— Start of ENTRIES PROVIDED —

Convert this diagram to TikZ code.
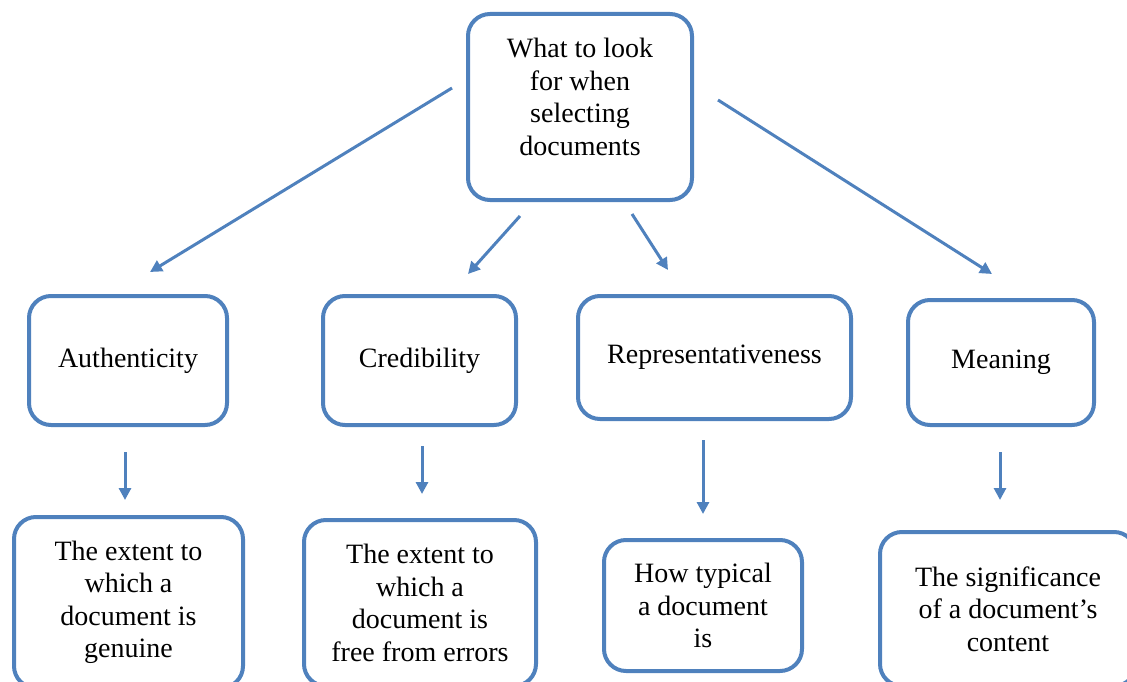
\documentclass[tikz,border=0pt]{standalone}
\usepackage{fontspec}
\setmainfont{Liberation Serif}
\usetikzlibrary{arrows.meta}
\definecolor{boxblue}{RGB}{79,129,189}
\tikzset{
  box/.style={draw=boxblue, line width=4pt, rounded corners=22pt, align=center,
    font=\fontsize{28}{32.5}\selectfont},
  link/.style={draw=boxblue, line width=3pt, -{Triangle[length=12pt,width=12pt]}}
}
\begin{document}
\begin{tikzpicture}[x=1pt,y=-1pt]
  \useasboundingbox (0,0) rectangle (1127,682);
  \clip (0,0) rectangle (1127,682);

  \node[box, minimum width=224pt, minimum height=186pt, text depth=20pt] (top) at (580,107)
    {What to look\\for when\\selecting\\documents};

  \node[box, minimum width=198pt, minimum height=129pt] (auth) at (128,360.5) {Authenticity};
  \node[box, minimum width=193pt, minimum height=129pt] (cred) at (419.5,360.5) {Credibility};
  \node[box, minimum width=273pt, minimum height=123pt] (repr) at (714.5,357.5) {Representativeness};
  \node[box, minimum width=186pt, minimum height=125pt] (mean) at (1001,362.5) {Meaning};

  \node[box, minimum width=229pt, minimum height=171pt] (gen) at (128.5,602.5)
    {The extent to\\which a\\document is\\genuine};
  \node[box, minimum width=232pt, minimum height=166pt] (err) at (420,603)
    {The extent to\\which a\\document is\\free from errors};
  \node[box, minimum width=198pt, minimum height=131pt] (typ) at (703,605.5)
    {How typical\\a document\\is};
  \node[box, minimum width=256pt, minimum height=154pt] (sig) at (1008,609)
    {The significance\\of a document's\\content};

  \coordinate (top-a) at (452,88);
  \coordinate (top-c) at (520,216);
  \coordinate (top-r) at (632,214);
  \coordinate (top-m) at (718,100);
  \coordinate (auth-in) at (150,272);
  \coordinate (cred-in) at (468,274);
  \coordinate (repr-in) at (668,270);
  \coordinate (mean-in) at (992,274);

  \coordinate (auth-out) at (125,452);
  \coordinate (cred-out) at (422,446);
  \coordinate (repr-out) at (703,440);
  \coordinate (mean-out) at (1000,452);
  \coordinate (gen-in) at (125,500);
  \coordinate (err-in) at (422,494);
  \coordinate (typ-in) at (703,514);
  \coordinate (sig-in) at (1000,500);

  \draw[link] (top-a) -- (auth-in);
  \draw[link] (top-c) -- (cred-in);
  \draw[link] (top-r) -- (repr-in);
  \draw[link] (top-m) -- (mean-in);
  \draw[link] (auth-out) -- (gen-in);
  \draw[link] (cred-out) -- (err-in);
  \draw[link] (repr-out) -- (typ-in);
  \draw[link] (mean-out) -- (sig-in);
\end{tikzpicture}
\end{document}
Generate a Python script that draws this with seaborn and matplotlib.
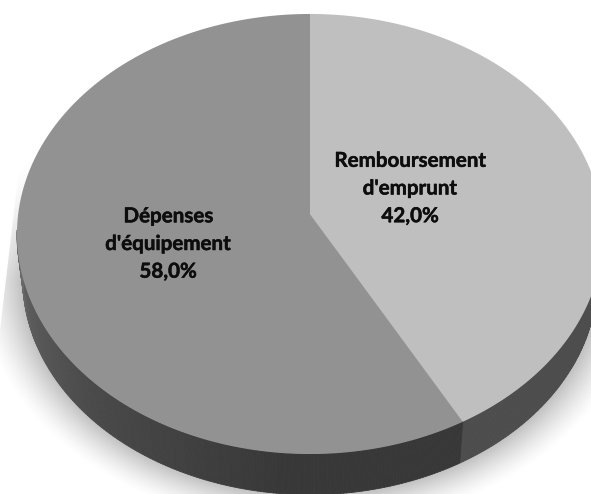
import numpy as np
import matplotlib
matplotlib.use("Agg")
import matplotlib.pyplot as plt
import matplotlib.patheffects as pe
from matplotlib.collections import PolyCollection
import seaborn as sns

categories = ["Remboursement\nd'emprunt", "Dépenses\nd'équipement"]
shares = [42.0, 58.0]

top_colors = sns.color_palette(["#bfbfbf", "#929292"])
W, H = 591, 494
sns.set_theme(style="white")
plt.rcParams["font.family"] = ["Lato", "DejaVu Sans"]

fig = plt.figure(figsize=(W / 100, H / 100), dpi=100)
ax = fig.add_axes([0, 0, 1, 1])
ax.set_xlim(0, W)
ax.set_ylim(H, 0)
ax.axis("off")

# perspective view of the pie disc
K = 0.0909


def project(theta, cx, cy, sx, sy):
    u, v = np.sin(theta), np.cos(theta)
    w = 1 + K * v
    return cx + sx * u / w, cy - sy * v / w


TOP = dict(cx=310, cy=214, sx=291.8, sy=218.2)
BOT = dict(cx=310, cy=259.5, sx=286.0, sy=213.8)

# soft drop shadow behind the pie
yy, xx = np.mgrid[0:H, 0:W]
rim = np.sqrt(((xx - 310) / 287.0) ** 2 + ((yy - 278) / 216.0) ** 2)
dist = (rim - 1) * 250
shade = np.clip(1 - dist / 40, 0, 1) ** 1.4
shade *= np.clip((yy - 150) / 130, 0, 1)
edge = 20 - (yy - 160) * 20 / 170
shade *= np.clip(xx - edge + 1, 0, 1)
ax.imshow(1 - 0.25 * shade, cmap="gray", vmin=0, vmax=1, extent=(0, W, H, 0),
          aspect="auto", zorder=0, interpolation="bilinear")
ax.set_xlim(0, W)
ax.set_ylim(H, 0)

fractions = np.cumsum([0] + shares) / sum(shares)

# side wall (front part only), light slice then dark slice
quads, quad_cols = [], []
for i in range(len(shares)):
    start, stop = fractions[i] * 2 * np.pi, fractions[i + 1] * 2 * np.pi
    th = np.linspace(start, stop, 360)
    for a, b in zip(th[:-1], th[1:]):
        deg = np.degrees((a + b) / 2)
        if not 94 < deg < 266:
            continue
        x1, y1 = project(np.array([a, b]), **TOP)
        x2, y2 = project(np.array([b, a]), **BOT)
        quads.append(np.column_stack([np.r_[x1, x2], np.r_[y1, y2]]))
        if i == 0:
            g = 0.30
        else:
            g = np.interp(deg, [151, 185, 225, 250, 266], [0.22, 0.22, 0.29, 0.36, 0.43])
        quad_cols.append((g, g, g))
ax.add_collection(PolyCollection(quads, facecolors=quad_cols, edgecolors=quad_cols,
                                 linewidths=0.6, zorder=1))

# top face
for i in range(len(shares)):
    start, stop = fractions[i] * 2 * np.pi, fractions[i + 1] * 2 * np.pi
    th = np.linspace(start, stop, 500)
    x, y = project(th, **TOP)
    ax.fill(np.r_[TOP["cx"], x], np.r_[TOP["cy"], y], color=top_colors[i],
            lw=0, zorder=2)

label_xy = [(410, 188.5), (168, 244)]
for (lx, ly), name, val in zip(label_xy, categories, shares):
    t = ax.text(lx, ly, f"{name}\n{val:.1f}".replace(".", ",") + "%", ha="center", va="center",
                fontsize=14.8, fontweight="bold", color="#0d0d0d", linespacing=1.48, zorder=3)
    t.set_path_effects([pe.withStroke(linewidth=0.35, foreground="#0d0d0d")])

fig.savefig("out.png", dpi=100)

— End of ENTRIES PROVIDED —
— Start of ENTRIES PROVIDED —

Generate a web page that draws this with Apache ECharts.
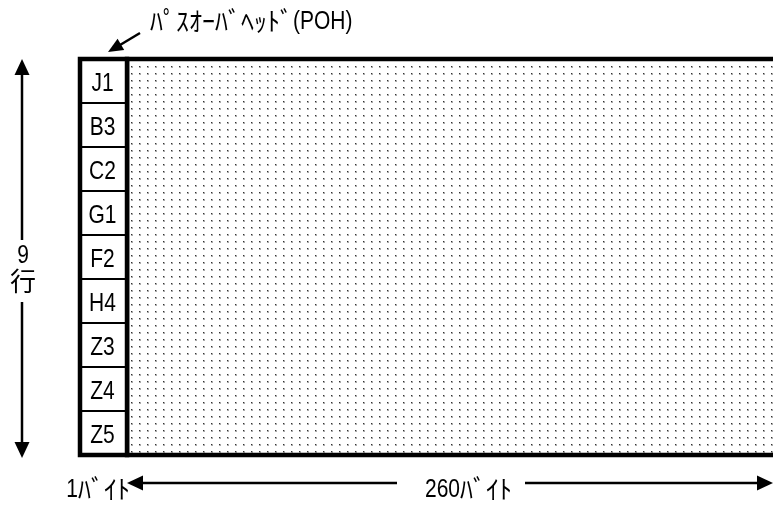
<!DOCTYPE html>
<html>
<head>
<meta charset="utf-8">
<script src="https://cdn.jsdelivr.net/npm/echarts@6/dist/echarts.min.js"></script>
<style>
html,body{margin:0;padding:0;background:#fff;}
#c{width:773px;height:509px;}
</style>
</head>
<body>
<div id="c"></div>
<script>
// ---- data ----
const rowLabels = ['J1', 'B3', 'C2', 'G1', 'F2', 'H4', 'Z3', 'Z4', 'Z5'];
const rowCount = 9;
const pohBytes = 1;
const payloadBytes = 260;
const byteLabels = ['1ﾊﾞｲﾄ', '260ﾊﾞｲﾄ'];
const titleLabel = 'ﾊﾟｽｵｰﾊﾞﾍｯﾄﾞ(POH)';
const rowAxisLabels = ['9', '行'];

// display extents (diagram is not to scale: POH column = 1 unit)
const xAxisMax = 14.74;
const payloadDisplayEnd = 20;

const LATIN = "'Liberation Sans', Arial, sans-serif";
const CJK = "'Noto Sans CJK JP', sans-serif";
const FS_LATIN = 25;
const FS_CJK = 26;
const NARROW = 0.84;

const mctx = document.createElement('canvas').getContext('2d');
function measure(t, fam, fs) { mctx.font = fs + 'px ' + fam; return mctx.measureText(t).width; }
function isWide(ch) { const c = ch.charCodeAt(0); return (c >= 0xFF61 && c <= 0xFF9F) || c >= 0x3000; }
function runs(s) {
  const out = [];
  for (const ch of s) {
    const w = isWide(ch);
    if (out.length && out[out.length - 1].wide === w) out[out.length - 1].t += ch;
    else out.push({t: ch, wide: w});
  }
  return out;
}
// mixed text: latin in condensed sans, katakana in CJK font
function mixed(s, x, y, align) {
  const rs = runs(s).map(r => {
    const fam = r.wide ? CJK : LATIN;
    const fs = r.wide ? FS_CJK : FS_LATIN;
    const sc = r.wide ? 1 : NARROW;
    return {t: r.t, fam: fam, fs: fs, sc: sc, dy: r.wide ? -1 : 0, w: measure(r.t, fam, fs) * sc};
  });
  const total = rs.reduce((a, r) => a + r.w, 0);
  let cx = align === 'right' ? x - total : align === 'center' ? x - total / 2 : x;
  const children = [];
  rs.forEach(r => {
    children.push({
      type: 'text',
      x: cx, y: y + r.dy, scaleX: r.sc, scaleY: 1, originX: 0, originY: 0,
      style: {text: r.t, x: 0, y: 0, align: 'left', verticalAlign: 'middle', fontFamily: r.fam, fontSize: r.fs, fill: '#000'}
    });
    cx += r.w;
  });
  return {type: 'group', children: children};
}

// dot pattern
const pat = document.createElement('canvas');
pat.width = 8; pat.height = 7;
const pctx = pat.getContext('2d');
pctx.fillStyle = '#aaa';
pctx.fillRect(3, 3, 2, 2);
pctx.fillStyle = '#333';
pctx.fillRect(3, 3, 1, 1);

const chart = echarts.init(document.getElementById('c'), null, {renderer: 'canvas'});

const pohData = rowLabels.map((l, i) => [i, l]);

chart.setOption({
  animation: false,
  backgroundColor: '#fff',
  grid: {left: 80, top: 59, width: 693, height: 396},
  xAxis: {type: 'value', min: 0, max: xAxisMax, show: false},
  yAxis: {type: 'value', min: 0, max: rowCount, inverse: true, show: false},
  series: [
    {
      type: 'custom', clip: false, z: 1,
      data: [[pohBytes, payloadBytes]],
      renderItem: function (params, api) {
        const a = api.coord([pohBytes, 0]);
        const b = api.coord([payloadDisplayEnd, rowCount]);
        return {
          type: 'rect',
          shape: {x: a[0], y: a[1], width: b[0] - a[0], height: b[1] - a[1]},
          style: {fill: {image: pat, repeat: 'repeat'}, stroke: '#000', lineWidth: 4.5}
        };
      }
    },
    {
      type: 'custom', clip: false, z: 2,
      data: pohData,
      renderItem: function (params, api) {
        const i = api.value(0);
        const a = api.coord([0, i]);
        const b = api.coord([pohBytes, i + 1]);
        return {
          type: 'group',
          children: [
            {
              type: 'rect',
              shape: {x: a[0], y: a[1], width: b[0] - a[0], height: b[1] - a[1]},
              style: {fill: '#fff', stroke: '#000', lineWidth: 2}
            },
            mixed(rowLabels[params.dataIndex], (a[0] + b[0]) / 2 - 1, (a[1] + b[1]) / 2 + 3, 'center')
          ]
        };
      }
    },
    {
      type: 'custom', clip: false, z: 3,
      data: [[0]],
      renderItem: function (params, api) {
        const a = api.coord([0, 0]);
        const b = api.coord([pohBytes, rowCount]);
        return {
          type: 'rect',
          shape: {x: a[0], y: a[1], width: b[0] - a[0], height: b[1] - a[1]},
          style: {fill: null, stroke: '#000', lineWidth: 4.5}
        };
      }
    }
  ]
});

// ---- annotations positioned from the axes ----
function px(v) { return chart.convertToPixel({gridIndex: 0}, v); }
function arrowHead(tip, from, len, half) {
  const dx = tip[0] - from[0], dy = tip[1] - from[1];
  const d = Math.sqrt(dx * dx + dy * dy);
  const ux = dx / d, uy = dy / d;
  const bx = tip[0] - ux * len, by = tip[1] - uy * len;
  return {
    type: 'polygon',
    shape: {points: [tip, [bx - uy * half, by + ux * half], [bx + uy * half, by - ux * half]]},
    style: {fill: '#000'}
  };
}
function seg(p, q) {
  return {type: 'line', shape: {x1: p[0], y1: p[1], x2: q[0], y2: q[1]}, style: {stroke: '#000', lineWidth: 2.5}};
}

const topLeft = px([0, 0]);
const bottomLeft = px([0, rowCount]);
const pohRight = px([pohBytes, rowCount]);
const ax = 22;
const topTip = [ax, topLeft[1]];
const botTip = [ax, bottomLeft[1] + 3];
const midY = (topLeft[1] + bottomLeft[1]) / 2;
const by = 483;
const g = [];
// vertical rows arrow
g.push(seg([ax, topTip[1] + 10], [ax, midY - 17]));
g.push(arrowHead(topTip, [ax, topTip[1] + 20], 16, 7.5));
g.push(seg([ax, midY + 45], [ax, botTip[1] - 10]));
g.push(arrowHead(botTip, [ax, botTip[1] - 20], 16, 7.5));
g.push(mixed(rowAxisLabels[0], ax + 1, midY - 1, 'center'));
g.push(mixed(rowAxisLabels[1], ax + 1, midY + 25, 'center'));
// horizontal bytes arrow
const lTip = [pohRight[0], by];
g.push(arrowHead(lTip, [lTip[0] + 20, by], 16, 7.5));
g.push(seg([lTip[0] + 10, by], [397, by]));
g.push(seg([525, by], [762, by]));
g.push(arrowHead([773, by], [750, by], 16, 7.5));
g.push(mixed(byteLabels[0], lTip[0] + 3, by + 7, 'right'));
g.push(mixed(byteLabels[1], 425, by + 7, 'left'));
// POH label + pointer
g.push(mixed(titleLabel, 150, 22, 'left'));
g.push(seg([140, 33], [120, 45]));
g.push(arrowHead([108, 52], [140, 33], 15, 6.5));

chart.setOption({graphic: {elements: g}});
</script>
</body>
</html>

— End of ENTRIES PROVIDED —

DIRECTIVE: Above are the records; copy exactly the lines from the one with "Convert this diagram to TikZ code." through the one with "minimum width=186pt, minimum", including both, and nothing more. Leave out pictures.

TASK ANSWER:
Convert this diagram to TikZ code.
\documentclass[tikz,border=0pt]{standalone}
\usepackage{fontspec}
\setmainfont{Liberation Serif}
\usetikzlibrary{arrows.meta}
\definecolor{boxblue}{RGB}{79,129,189}
\tikzset{
  box/.style={draw=boxblue, line width=4pt, rounded corners=22pt, align=center,
    font=\fontsize{28}{32.5}\selectfont},
  link/.style={draw=boxblue, line width=3pt, -{Triangle[length=12pt,width=12pt]}}
}
\begin{document}
\begin{tikzpicture}[x=1pt,y=-1pt]
  \useasboundingbox (0,0) rectangle (1127,682);
  \clip (0,0) rectangle (1127,682);

  \node[box, minimum width=224pt, minimum height=186pt, text depth=20pt] (top) at (580,107)
    {What to look\\for when\\selecting\\documents};

  \node[box, minimum width=198pt, minimum height=129pt] (auth) at (128,360.5) {Authenticity};
  \node[box, minimum width=193pt, minimum height=129pt] (cred) at (419.5,360.5) {Credibility};
  \node[box, minimum width=273pt, minimum height=123pt] (repr) at (714.5,357.5) {Representativeness};
  \node[box, minimum width=186pt, minimum height=125pt] (mean) at (1001,362.5) {Meaning};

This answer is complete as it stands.